Automatic Configuration Updates
Every now end then, a need to do a backward-incompatible change in packit.yaml
arises (e.g. renaming a field in the config to a more precise name).
Currently, we have no convenient way of telling if all users have migrated their configs to the new format (so that the previous one can be removed) which slows down the process of deprecation. Moreover, in a lot of cases, we may be able to do the transformation for the user on our end.
Possible high-level approaches
There seem to be 2 possible approaches how such updates could work on the top-level (for example the pre-commit bot does both of these):
- When a user opens a pull request and we detect that the config in the PR can be transformed, we can push a new commit to the pull request.
- We could periodically (or make this an action that can be triggered manually, e.g. a script that we run on the side) go over all the currently used configs and search for possible transformations and proactively make a PR to the respective repositories. This could also be run after production deployment.
A disadvantage of 1) is that it requires user action (in the form of a PR).
If a project that has Packit enabled doesn't have any PR for a few months, during which we change the config and remove support for the old format, things like triggering propose-downstream
won't work because the config will be invalid (because there was no PR where we could update it) and unparsable.
With this in mind, I consider 2) to be a must-have, while 1) to be a nice-to-have.
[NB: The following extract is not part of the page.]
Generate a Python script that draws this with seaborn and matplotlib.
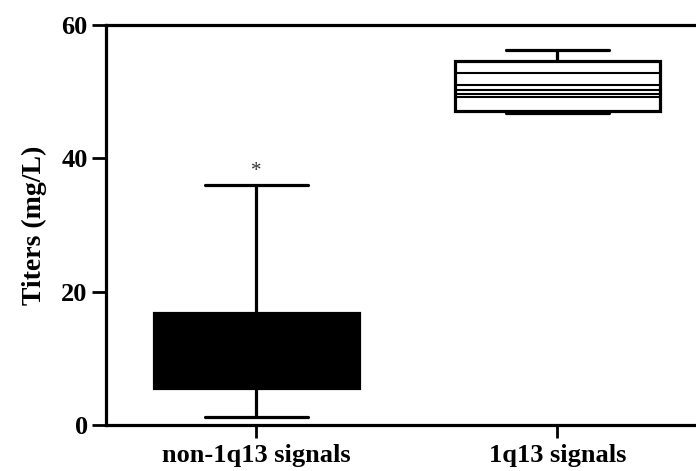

On the other hand, 1) has the advantage that it can fix the config of the user before it is merged to main if they try to use a deprecated feature, which 2) can't really handle (the config would be merged and then we would create a PR with the correction, so a correct config will end up on the main branch in the end).
Implementation approach
Regardless of which of the following approaches ends up being used, the process of updating the config will always be the following:
- Get the config, determine if transformations need to be done
- Pull the repository
- Make transformations to the config
- Create a pull request (or add a commit to a PR) with the transformations
Let's take a closer look at the more "problematic" parts of this pipeline.
Getting the config
There seem to be three main approaches to getting the config:
- In case we do the modifications by adding commits to PRs, the config should come from the PR.
- Get the list of projects by querying
/api/projects
and then find configs in them. - Add a new database table mapping project to its config content on main.
Let's focus on comparing 2) and 3) since those are relevant to the periodic updates. Getting the list of projects with Packit enabled is straight-forward. However, we would have to do quite a lot of queries to Github to get all the configs (we could even run into Github's request quota). Moreover, with this approach, we can't store any additional information about the config, which could perhaps be useful.
On the other hand, 3) would spread the requests to Github to get the current config across time. We would basically have to create an implicit action that triggers on merge to main/master and fetches the current config to the database. Hence, we wouldn't be making a lot of requests to Github at the same time, but rather over time. This approach also facilitates storing additional data about the configs, for example which transformations have already been applied (see the following section). Such additional information could allow us to detect that there are no transformations to do without even checking the config (resulting in faster overall updates). The main downside of storing the configuration in the database are the space requirements. However, this should hopefully not be a problem, since the config is usually not that long (but it is still something to keep in mind).
This approach also better facilitates analyzing user configs (for example when we want to know if a feature is used or if we can remove it) because we wouldn't have to make lots of requests to Github, just working with our database would suffice.
Making transformations
The process of making configuration transformations looks to be analogous to making database migrations so that's where we should take some inspiration.
If a code change modifies the config in a backward-incompatible way (e.g. adds a new name for a field and deprecates the old one), the author of the code should also provide a transformation which will update the configs (if it's possible to do it automatically).
Each transformation should take in the config text, do some simple operations, and return the updated config (or the same config if no changes are necessary). This way, we can easily chain the transformations. To avoid unnecessary update attempts, we could "version" the transformations and then only try to do those which haven't already been applied. To support this, we need to somehow map configuration to the index/version of transformation that was last applied (which would probably require approach 3) from the previous section).
Before completely removing a feature, we should check if all configs have been updated which requires analyzing the configs. The fact that we automatically opened a PR does not mean that it was really merged.
Creating a pull request
Creating a PR should be trivial, however, we currently don't have permissions to do so (Packit Github application only requests read permissions of code). According to Github docs, we should be able to easily modify this with an explaining message to our users why we are doing this. However, from the docs, I am not sure if they somehow have to confirm Packit's permissions again or if it will work out of the box after doing the modification.